Councilwoman Renee Burgess agreed with Lamb.

"It galls me to no end to vote to remove it," Burgess said. "And I would challenge anyone who has been hurt by it to come forward publicly" and say so. But like Lamb, Burgess was unwilling to risk hate speech in the park in the name of keeping the 38-year-old monument.

Council members Lynne Whalen, Paul Bertoglio and Jacquie Anderson, however, said they are sick of bowing to groups such as the Freedom From Religion Foundation and that they were willing to take a stand and keep the monument in the park.

"I am very upset that just the threat that someone might put up hate speech" will make us take down the Ten Commandments, Whalen said. "If they want to sue us, then come let them sue us," she added.
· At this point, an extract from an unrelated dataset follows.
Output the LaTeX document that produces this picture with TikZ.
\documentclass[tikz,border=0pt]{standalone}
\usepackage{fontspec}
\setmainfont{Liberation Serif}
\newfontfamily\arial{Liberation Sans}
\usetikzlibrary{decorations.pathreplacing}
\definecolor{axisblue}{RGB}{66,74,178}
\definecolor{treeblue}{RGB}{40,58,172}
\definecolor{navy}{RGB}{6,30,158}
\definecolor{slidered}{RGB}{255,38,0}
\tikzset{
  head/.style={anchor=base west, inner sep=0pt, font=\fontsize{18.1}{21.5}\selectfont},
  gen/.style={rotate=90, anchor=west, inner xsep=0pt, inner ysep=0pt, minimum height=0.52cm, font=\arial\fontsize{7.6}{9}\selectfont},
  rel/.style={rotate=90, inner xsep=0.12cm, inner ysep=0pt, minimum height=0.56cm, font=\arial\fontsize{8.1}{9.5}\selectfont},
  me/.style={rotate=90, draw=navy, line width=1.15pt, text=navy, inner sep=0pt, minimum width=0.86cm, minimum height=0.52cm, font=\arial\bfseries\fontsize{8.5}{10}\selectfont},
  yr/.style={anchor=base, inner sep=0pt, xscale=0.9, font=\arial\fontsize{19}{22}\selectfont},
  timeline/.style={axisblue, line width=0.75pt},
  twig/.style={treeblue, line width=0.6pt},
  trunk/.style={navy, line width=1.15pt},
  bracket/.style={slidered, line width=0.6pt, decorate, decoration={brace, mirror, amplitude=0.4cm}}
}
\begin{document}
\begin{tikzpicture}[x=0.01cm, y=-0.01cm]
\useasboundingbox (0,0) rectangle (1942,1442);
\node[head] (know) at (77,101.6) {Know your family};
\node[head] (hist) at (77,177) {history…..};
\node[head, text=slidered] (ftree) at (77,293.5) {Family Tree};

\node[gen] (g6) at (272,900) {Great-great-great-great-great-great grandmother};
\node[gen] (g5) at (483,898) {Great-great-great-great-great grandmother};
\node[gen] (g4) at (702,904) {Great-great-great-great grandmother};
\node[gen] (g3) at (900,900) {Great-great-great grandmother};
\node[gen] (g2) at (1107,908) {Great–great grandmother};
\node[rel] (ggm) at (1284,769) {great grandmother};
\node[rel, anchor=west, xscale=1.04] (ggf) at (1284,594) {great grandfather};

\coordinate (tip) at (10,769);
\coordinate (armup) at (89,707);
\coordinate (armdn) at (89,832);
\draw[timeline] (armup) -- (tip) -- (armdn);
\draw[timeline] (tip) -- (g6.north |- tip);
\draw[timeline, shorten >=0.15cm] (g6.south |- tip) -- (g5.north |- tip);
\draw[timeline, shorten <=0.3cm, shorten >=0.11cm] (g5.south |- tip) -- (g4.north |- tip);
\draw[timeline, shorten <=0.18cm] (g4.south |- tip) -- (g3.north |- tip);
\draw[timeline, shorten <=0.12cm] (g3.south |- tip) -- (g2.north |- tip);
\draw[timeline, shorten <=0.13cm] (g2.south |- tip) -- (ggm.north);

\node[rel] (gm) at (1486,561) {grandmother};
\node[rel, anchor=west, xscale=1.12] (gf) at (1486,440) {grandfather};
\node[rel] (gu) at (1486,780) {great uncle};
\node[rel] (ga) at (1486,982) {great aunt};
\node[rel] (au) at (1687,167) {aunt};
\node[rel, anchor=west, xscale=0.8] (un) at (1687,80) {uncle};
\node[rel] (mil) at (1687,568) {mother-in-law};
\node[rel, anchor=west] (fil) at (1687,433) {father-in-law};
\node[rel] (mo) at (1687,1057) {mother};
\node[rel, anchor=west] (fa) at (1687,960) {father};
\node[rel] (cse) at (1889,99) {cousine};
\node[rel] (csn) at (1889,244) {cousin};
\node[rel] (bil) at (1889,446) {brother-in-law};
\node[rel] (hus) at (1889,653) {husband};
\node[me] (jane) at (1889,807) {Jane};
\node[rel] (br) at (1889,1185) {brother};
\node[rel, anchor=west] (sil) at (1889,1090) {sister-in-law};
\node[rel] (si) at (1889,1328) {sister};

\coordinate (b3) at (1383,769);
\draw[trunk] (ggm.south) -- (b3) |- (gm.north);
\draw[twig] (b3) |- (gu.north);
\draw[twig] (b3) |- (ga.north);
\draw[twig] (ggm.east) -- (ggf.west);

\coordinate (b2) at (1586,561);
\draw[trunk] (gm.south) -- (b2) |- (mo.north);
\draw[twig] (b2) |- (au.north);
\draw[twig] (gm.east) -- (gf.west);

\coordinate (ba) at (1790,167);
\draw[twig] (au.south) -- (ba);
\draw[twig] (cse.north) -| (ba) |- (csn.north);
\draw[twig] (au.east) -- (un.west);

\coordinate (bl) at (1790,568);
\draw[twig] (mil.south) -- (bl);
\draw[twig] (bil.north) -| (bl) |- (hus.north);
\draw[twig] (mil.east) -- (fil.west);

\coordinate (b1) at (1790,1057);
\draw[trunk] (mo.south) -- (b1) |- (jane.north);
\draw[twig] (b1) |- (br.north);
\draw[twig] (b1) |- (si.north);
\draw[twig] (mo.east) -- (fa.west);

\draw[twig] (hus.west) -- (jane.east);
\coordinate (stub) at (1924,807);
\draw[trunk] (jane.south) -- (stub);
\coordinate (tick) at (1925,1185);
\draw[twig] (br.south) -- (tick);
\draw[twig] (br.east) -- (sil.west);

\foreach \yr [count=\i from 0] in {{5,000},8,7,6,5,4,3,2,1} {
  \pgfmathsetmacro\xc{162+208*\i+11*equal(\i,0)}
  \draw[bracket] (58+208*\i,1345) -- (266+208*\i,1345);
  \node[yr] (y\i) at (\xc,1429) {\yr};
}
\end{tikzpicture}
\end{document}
"I won't support moving it," Bertoglio said. "I think at some point we have to stand up to these people. Take a stand and let them come," he added.

"Our nation's motto is 'In God We Trust,'" Anderson said. She asked if Americans are going to have to take that off of every coin eventually.

Conversely, council members Guy Padgett, Barb Watters and Mayor Barb Peryam all expressed their desire to remove the monument.

"I am not offended by this monument, but I am not willing to risk hate speech" like that of Rev. Fred Phelps, who preaches and protests against homosexuals, to be put on a monument in City Park, Padgett said.

"Given the fact that Rev. Phelps comes here it seems every year" we may be taking that risk, Peryam added.

When asked if it were possible to sell the small chunk of City Park to a private party so that the monument could stay where it is, Forslund said that option would be difficult to accomplish.

The land on which City Park sits was donated to the city by former Wyoming governor Joseph Carey in the early part of the 20th century, Forslund said. "And there is (a) restriction placed on the property and if we were to sell off a portion of it then we would open ourselves up to losing the whole City Park complex. That has been litigated in the state Supreme Court twice in years past. The Carey estate, which I think is located in New Jersey, takes it very seriously," he added.

Whalen suggested that the city try to contact the Carey estate and see if they would allow this small portion of the park to be sold. "We do not know how this family would feel about this issue," Whalen said.

Anderson, Bertoglio, Lamb, Burgess and Councilman Ed Opella agreed with Whalen that the city should contact the Carey estate.

Watters, Padgett and Peryam, however, thought the monument should be removed regardless, they said.

Luben said his office would look into the legality of selling a piece of public property so a monument like the one in City Park can remain there, he said.

Forslund, however, warned that it may be some time before the city hears back from the Carey estate as correspondence in the past with it has always been written and has always been slow.